Door-to-door canvassing concentrated in neighborhoods where you’ve recently installed, creating visible social proof and leveraging customer referral potential while you’re in the neighborhood.

Digital advertising for brand awareness and capturing active searchers, with a dedicated conversion path and immediate outbound follow-up on form fills (warm calling inbound digital leads within 5 minutes dramatically increases contact and conversion rates).

Referral program with clear incentives and a systematic follow-up process after every installation.

Cost per installed watt tracking across all channels, reviewed monthly, to rebalance the portfolio based on what’s actually performing.

The Role of a Professional Solar Appointment Setting Operation

Many solar companies reach a point in their growth where the in-house appointment setting function becomes a bottleneck. Hiring, training, managing, and retaining quality solar appointment setters is operationally demanding. The turnover rate in outbound calling roles is high, and the performance variance between good and mediocre callers is extreme.

Working with a specialized solar appointment setting partner like Televista can resolve this bottleneck by providing trained, managed callers who operate on solar-specific scripts and qualification criteria, with the infrastructure (CRM integration, call recording, QA, and reporting) already built. The economics often favor outsourcing the appointment setting function while keeping in-home sales in-house — allowing the solar company to focus its management attention on the close rather than the top of the funnel.

Measuring What Matters: Cost Per Installed Watt

Many solar companies make the mistake of optimizing for cost per lead or cost per appointment without tracking what happens after the appointment. Cost per lead is nearly meaningless without knowing the appointment’s close rate and system size.
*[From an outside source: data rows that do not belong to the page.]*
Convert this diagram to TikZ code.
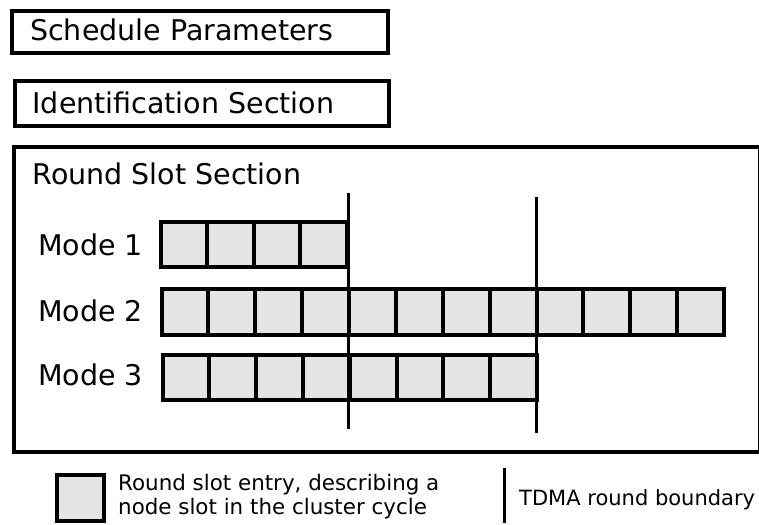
\documentclass[tikz,border=0pt]{standalone}
\usepackage{fontspec}
\setmainfont{DejaVu Sans}
\definecolor{slotgray}{HTML}{E4E4E4}
\begin{document}
\begin{tikzpicture}[x=1pt,y=-1pt,
  panel/.style={draw=black,line width=4pt,fill=white,rectangle,inner sep=0pt,outer sep=0pt},
  headtext/.style={anchor=base west,inner sep=0pt,font=\fontsize{28.5}{34}\selectfont},
  legtext/.style={anchor=base west,inner sep=0pt,font=\fontsize{21.4}{24}\selectfont},
  slotcell/.style={draw=black,fill=slotgray,line width=4pt,rectangle,inner sep=0pt,outer sep=0pt},
  boundary/.style={draw=black,line width=3pt}]
\useasboundingbox (0,0) rectangle (759,524);
\clip (0,0) rectangle (759,524);

% section boxes
\node[panel,minimum width=376pt,minimum height=42pt] (sched) at (200,32) {};
\node[headtext] (schedtxt) at (30,40.7) {Schedule Parameters};
\node[panel,minimum width=374.5pt,minimum height=45pt] (ident) at (201.75,103.5) {};
\node[headtext] (identtxt) at (32.3,113.3) {Identification Section};
\node[panel,minimum width=746pt,minimum height=305pt] (rss) at (387,299.5) {};
\node[headtext] (rsstxt) at (32.3,184.3) {Round Slot Section};

% mode labels
\node[headtext] (mode1) at (38,255) {Mode 1};
\node[headtext] (mode2) at (38,321) {Mode 2};
\node[headtext] (mode3) at (38,385) {Mode 3};

% slot rows
\foreach \i in {1,...,4}
  \node[slotcell,minimum width=46.625pt,minimum height=45pt] (ma\i) at ({160.5+46.625*(\i-0.5)},244.5) {};
\foreach \i in {1,...,12}
  \node[slotcell,minimum width=46.875pt,minimum height=46pt] (mb\i) at ({161.5+46.875*(\i-0.5)},312) {};
\foreach \i in {1,...,8}
  \node[slotcell,minimum width=46.8pt,minimum height=45pt] (mc\i) at ({162.5+46.8*(\i-0.5)},377) {};

% TDMA round boundaries
\coordinate (b1top) at (348,193);
\coordinate (b1bot) at (348,429);
\coordinate (b2top) at (536,197);
\coordinate (b2bot) at (536,433);
\draw[boundary] (b1top) -- (b1bot);
\draw[boundary] (b2top) -- (b2bot);

% legend
\node[slotcell,line width=4.5pt,minimum width=47pt,minimum height=46pt] (legslot) at (80.5,498) {};
\node[legtext] (legslottxt1) at (118,490) {Round slot entry, describing a};
\node[legtext] (legslottxt2) at (118,514) {node slot in the cluster cycle};
\coordinate (legtop) at (504,468);
\coordinate (legbot) at (504,523);
\draw[boundary] (legtop) -- (legbot);
\node[legtext,font=\fontsize{21}{24}\selectfont] (legbndtxt) at (519,505) {TDMA round boundary};
\end{tikzpicture}
\end{document}
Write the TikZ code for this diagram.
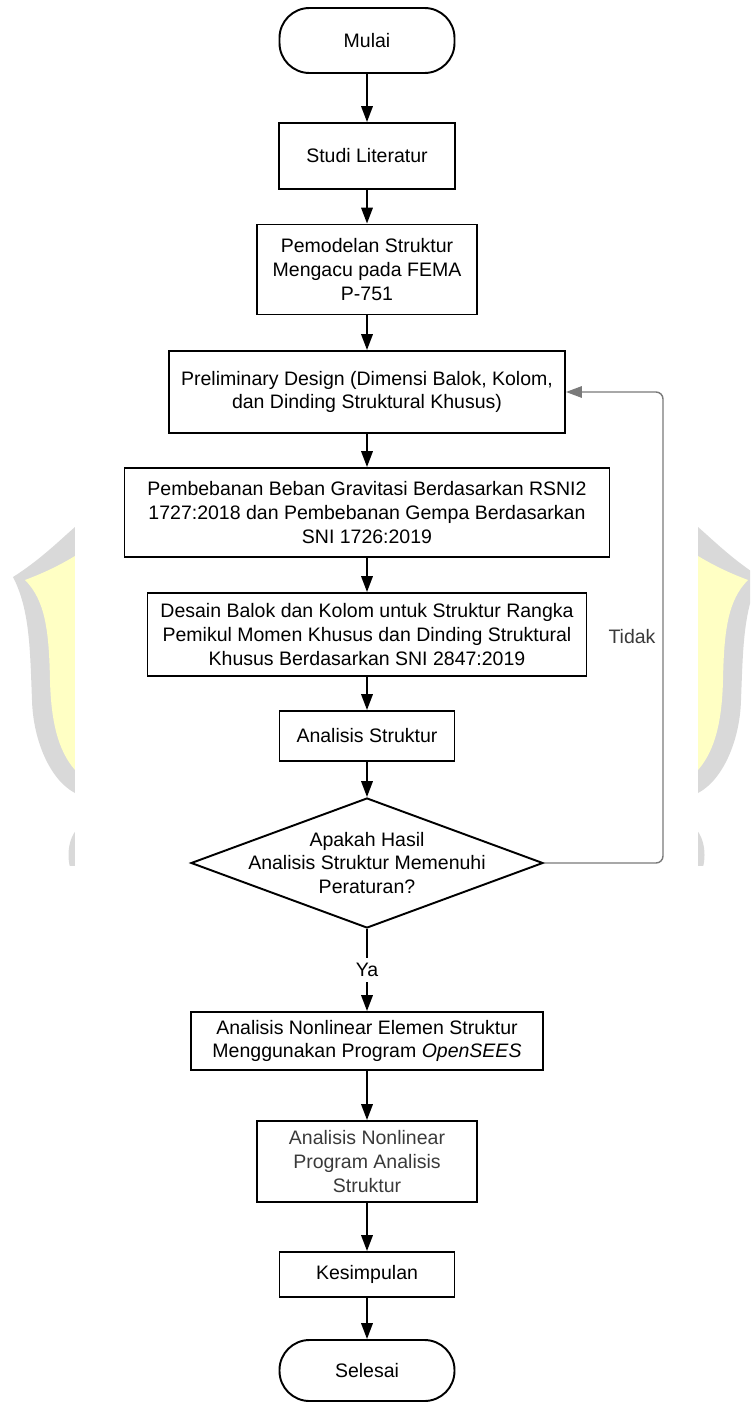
\documentclass[tikz,border=0pt]{standalone}
\usepackage{fontspec}
\setmainfont{Liberation Sans}
\usetikzlibrary{arrows.meta, shapes.geometric, calc}
\definecolor{wmkuning}{HTML}{FFFFC4}
\definecolor{wmabu}{HTML}{D9D9D9}
\definecolor{garisbalik}{HTML}{7A7A7A}
\definecolor{teksabu}{HTML}{3A3A3A}

\begin{document}
\begin{tikzpicture}[>={Triangle[length=9pt,width=6.5pt]}, line join=miter,
	font=\fontsize{11.1}{13.4}\selectfont,
	term/.style={draw, line width=1.1pt, rounded corners=0.6cm, minimum width=3.5cm, align=center},
	proses/.style={draw, line width=1.1pt, align=center, inner sep=2pt},
	keputusan/.style={draw, line width=1.1pt, shape=diamond, inner sep=0pt,
		minimum width=7.04cm, minimum height=2.6cm},
	panah/.style={->, line width=1.1pt},
	balikpanah/.style={-{Triangle[length=9pt,width=6.5pt]}, line width=0.8pt, draw=garisbalik, rounded corners=4pt}]
	
	\useasboundingbox (0,0) rectangle (15,-28.06);
	
	%========================
	% watermark (behind the chart)
	%========================
	\begin{scope}
		\clip (0,-10.3) rectangle (15,-17.3);
		\foreach \cermin in {1,-1}{
			\begin{scope}[xshift={(1-\cermin)*7.73cm}, xscale=\cermin]
				\fill[wmabu] (0.26,-11.54) .. controls (0.8,-11.2) and (1.2,-10.8) .. (1.5,-10.54)
					-- (2.4,-10.54) -- (2.4,-15.86) -- (1.5,-15.86)
					.. controls (1.0,-15.6) and (0.66,-14.8) .. (0.64,-14.0)
					.. controls (0.6,-13.0) and (0.6,-12.2) .. cycle;
				\fill[wmkuning] (0.5,-11.6) .. controls (0.9,-11.45) and (1.2,-11.3) .. (1.5,-11.12)
					-- (2.4,-11.12) -- (2.4,-15.4) -- (1.5,-15.4)
					.. controls (1.15,-15.0) and (1.02,-14.4) .. (1.0,-13.6)
					.. controls (0.98,-12.6) and (0.9,-12.0) .. cycle;
				\fill[wmabu] (1.75,-17.1) ellipse (0.38 and 0.62);
			\end{scope}
		}
	\end{scope}
	\fill[white] (1.5,-10.2) rectangle (13.96,-17.4);
	
	%========================
	% main flow
	%========================
	\node[term, minimum height=1.3cm] (mulai) at (7.34,-0.81) {Mulai};
	\node[proses, minimum width=3.52cm, minimum height=1.32cm] (studi) at (7.34,-3.12) {Studi Literatur};
	\node[proses, minimum width=4.4cm, minimum height=1.8cm] (pemodelan) at (7.34,-5.39)
		{Pemodelan Struktur\\Mengacu pada FEMA\\P-751};
	\node[proses, minimum width=7.92cm, minimum height=1.64cm] (prelim) at (7.34,-7.84)
		{Preliminary Design (Dimensi Balok, Kolom,\\dan Dinding Struktural Khusus)};
	\node[proses, minimum width=9.7cm, minimum height=1.78cm] (beban) at (7.34,-10.25)
		{Pembebanan Beban Gravitasi Berdasarkan RSNI2\\1727:2018 dan Pembebanan Gempa Berdasarkan\\SNI 1726:2019};
	\node[proses, minimum width=8.78cm, minimum height=1.66cm] (desain) at (7.34,-12.69)
		{Desain Balok dan Kolom untuk Struktur Rangka\\Pemikul Momen Khusus dan Dinding Struktural\\Khusus Berdasarkan SNI 2847:2019};
	\node[proses, minimum width=3.5cm, minimum height=1.0cm] (analisis) at (7.34,-14.72) {Analisis Struktur};
	\node[keputusan] (cek) at (7.34,-17.26) {};
	\node[align=center] (cekteks) at (cek.center)
		{Apakah Hasil\\Analisis Struktur Memenuhi\\Peraturan?};
	\node[proses, minimum width=7.04cm, minimum height=1.16cm] (nonlin) at (7.34,-20.82)
		{Analisis Nonlinear Elemen Struktur\\Menggunakan Program \textit{OpenSEES}};
	\node[proses, text=teksabu, minimum width=4.4cm, minimum height=1.62cm] (program) at (7.34,-23.23)
		{Analisis Nonlinear\\Program Analisis\\Struktur};
	\node[proses, minimum width=3.5cm, minimum height=0.9cm] (kesimpulan) at (7.34,-25.49) {Kesimpulan};
	\node[term, minimum height=1.22cm] (selesai) at (7.34,-27.41) {Selesai};
	
	% arrows
	\draw[panah] (mulai) -- (studi);
	\draw[panah] (studi) -- (pemodelan);
	\draw[panah] (pemodelan) -- (prelim);
	\draw[panah] (prelim) -- (beban);
	\draw[panah] (beban) -- (desain);
	\draw[panah] (desain) -- (analisis);
	\draw[panah] (analisis) -- (cek);
	\draw[panah] (cek) -- node[fill=white, inner sep=3pt] (ya) {Ya} (nonlin);
	\draw[panah] (nonlin) -- (program);
	\draw[panah] (program) -- (kesimpulan);
	\draw[panah] (kesimpulan) -- (selesai);
	
	% back to preliminary design
	\coordinate (balik) at (13.26,-17.26);
	\draw[balikpanah] (cek.east) -- (balik) |- (prelim.east);
	\node[text=teksabu] (tidak) at (12.64,-12.74) {Tidak};
	
\end{tikzpicture}
\end{document}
A $30 digital lead that closes at 5% on a 6kW system has a very different cost per installed watt than a $400 cold-called appointment that closes at 30% on an 8kW system.

Build your measurement framework from the installed watt backward:

  • Total channel cost / total installed watts from that channel = cost per installed watt
  • Track this metric monthly by channel and sub-channel
  • Let the cost per installed watt, not cost per lead, drive your reallocation decisions

Final Thoughts

Solar lead generation rewards companies that invest in multi-channel discipline, geographic precision, and measurement sophistication. The channels that look most expensive on a per-lead basis often produce the best economics at the installed-watt level. The channels that seem cheapest — shared digital leads — often disappoint when fully loaded cost per installation is calculated. Building a solar lead generation strategy around honest unit economics, not just lead volume, is the foundation of sustainable growth.